* _Given instruction_
Print the listing from its top line through the line containing "32, bottom: 287", nothing more, and leave out the pictures.
════════════════════
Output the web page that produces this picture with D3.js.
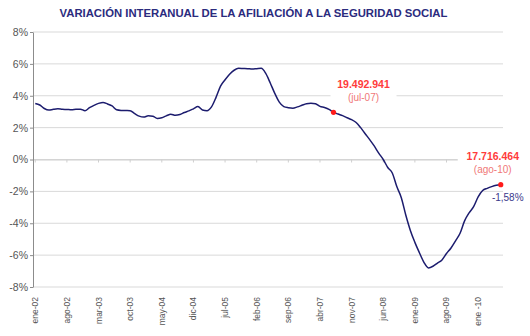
<!DOCTYPE html>
<html>
<head>
<meta charset="utf-8">
<script src="https://cdn.jsdelivr.net/npm/d3@7"></script>
<style>
  body { margin: 0; background: #fff; }
  svg { font-family: "Liberation Sans", Arial, sans-serif; }
</style>
</head>
<body>
<script>
// variación interanual (%), mensual, ene-02 .. ago-10
var values = [
  3.52, 3.42, 3.20, 3.10, 3.15, 3.18, 3.15, 3.14, 3.12, 3.15, 3.16, 3.06,
  3.25, 3.40, 3.52, 3.58, 3.48, 3.36, 3.12, 3.08, 3.07, 3.06, 2.88, 2.72,
  2.66, 2.74, 2.72, 2.58, 2.62, 2.74, 2.84, 2.77, 2.82, 2.95, 3.05, 3.18,
  3.32, 3.10, 3.06, 3.30, 3.90, 4.60, 5.00, 5.35, 5.60, 5.72, 5.71, 5.70,
  5.68, 5.70, 5.72, 5.40, 4.80, 4.15, 3.60, 3.32, 3.25, 3.22, 3.30, 3.40,
  3.50, 3.53, 3.50, 3.33, 3.26, 3.15, 2.96, 2.85, 2.75, 2.62, 2.50, 2.32,
  2.00, 1.62, 1.25, 0.85, 0.40, 0.00, -0.50, -0.85, -1.70, -2.40, -3.50, -4.45,
  -5.20, -5.85, -6.45, -6.80, -6.70, -6.50, -6.30, -5.90, -5.55, -5.10, -4.63, -3.85,
  -3.35, -2.96, -2.35, -1.95, -1.81, -1.70, -1.62, -1.58
];
var monthNames = ["ene", "feb", "mar", "abr", "may", "jun", "jul", "ago", "sep", "oct", "nov", "dic"];
var startYear = 2002;
var tickLabels = ["ene-02", "ago-02", "mar-03", "oct-03", "may-04", "dic-04", "jul-05", "feb-06",
                  "sep-06", "abr-07", "nov-07", "jun-08", "ene-09", "ago-09", "ene -10"];
var tickStep = 7;
var yTicks = [-8, -6, -4, -2, 0, 2, 4, 6, 8];
var notes = [
  { cat: "jul-07", big: "19.492.941", small: "(jul-07)" },
  { cat: "ago-10", big: "17.716.464", small: "(ago-10)", pct: "-1,58%" }
];

var categories = values.map((v, i) =>
  monthNames[i % 12] + "-" + String((startYear + Math.floor(i / 12)) % 100).padStart(2, "0"));
var data = values.map((v, i) => ({ cat: categories[i], value: v }));

var width = 530, height = 336;
var plot = { left: 33, right: 503, top: 32, bottom: 287 };

var svg = d3.select("body").append("svg")
  .attr("width", width)
  .attr("height", height);

var x = d3.scaleBand().domain(categories).range([plot.left, plot.right]);
var cx = c => x(c) + x.bandwidth() / 2;
var y = d3.scaleLinear().domain([-8, 8]).range([plot.bottom, plot.top]);

svg.append("text")
  .attr("x", 253.5).attr("y", 16.7)
  .attr("text-anchor", "middle")
  .attr("font-size", "11.3px").attr("font-weight", "bold")
  .attr("fill", "#2b2b7e")
  .text("VARIACIÓN INTERANUAL DE LA AFILIACIÓN A LA SEGURIDAD SOCIAL");

// grid
svg.append("g").selectAll("line").data(yTicks).join("line")
  .attr("x1", plot.left).attr("x2", plot.right)
  .attr("y1", d => y(d)).attr("y2", d => y(d))
  .attr("stroke", "#d9d9d9").attr("stroke-width", 1);

var tickCats = categories.filter((c, i) => i % tickStep == 0);

// category axis crossing at 0
var zeroAxis = svg.append("g")
  .attr("transform", `translate(0, ${y(0)})`)
  .call(d3.axisBottom(x).tickValues(tickCats).tickSize(3).tickSizeOuter(0).tickFormat(""));
zeroAxis.selectAll("line, path").attr("stroke", "#cfcfcf");

// labels low
var labelAxis = svg.append("g")
  .attr("transform", `translate(0, ${plot.bottom})`)
  .call(d3.axisBottom(x).tickValues(tickCats).tickSize(0).tickFormat((d, i) => tickLabels[i]));
labelAxis.select(".domain").remove();
labelAxis.selectAll("text")
  .attr("transform", "rotate(-90)")
  .attr("x", -10).attr("y", 0).attr("dy", "0.35em")
  .attr("text-anchor", "end")
  .attr("font-size", "8.5px")
  .attr("fill", "#555");

var yAxis = svg.append("g")
  .attr("transform", `translate(${plot.left}, 0)`)
  .call(d3.axisLeft(y).tickValues(yTicks).tickSize(3).tickSizeOuter(0).tickFormat(d => d + "%"));
yAxis.selectAll("line, path").attr("stroke", "#8c8c8c");
yAxis.selectAll("text").attr("font-size", "10.5px").attr("fill", "#555").attr("x", -5);

var line = d3.line()
  .x(d => cx(d.cat))
  .y(d => y(d.value))
  .curve(d3.curveMonotoneX);

svg.append("path")
  .attr("d", line(data))
  .attr("fill", "none")
  .attr("stroke", "#1c1c6e")
  .attr("stroke-width", 1.5);

// annotations
var noteBoxes = [
  { cat: "jul-07", dx: 30, dy: -24, w: 66 },
  { cat: "ago-10", dx: -8, dy: -25, w: 70 }
];
notes.forEach((n, k) => {
  var d = data.find(p => p.cat == n.cat);
  var px = cx(d.cat), py = y(d.value);
  var b = noteBoxes[k];
  var tx = px + b.dx, ty = py + b.dy;
  svg.append("rect")
    .attr("x", tx - b.w / 2).attr("y", ty - 12)
    .attr("width", b.w).attr("height", 28)
    .attr("fill", "#fff");
  svg.append("text").attr("x", tx).attr("y", ty)
    .attr("text-anchor", "middle").attr("font-size", "10.5px").attr("font-weight", "bold")
    .attr("fill", "#ff3b3b").text(n.big);
  svg.append("text").attr("x", tx).attr("y", ty + 13)
    .attr("text-anchor", "middle").attr("font-size", "10px")
    .attr("fill", "#f07878").text(n.small);
  if (n.pct) {
    svg.append("text").attr("x", px + 7).attr("y", py + 16)
      .attr("text-anchor", "middle").attr("font-size", "10px")
      .attr("fill", "#3a3a8c").text(n.pct);
  }
  svg.append("circle").attr("cx", px).attr("cy", py).attr("r", 2.6).attr("fill", "#ff1a1a");
});
</script>
</body>
</html>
════════════════════
* _Answer to this problem_
Output the web page that produces this picture with D3.js.
<!DOCTYPE html>
<html>
<head>
<meta charset="utf-8">
<script src="https://cdn.jsdelivr.net/npm/d3@7"></script>
<style>
  body { margin: 0; background: #fff; }
  svg { font-family: "Liberation Sans", Arial, sans-serif; }
</style>
</head>
<body>
<script>
// variación interanual (%), mensual, ene-02 .. ago-10
var values = [
  3.52, 3.42, 3.20, 3.10, 3.15, 3.18, 3.15, 3.14, 3.12, 3.15, 3.16, 3.06,
  3.25, 3.40, 3.52, 3.58, 3.48, 3.36, 3.12, 3.08, 3.07, 3.06, 2.88, 2.72,
  2.66, 2.74, 2.72, 2.58, 2.62, 2.74, 2.84, 2.77, 2.82, 2.95, 3.05, 3.18,
  3.32, 3.10, 3.06, 3.30, 3.90, 4.60, 5.00, 5.35, 5.60, 5.72, 5.71, 5.70,
  5.68, 5.70, 5.72, 5.40, 4.80, 4.15, 3.60, 3.32, 3.25, 3.22, 3.30, 3.40,
  3.50, 3.53, 3.50, 3.33, 3.26, 3.15, 2.96, 2.85, 2.75, 2.62, 2.50, 2.32,
  2.00, 1.62, 1.25, 0.85, 0.40, 0.00, -0.50, -0.85, -1.70, -2.40, -3.50, -4.45,
  -5.20, -5.85, -6.45, -6.80, -6.70, -6.50, -6.30, -5.90, -5.55, -5.10, -4.63, -3.85,
  -3.35, -2.96, -2.35, -1.95, -1.81, -1.70, -1.62, -1.58
];
var monthNames = ["ene", "feb", "mar", "abr", "may", "jun", "jul", "ago", "sep", "oct", "nov", "dic"];
var startYear = 2002;
var tickLabels = ["ene-02", "ago-02", "mar-03", "oct-03", "may-04", "dic-04", "jul-05", "feb-06",
                  "sep-06", "abr-07", "nov-07", "jun-08", "ene-09", "ago-09", "ene -10"];
var tickStep = 7;
var yTicks = [-8, -6, -4, -2, 0, 2, 4, 6, 8];
var notes = [
  { cat: "jul-07", big: "19.492.941", small: "(jul-07)" },
  { cat: "ago-10", big: "17.716.464", small: "(ago-10)", pct: "-1,58%" }
];

var categories = values.map((v, i) =>
  monthNames[i % 12] + "-" + String((startYear + Math.floor(i / 12)) % 100).padStart(2, "0"));
var data = values.map((v, i) => ({ cat: categories[i], value: v }));

var width = 530, height = 336;
var plot = { left: 33, right: 503, top: 32, bottom: 287 };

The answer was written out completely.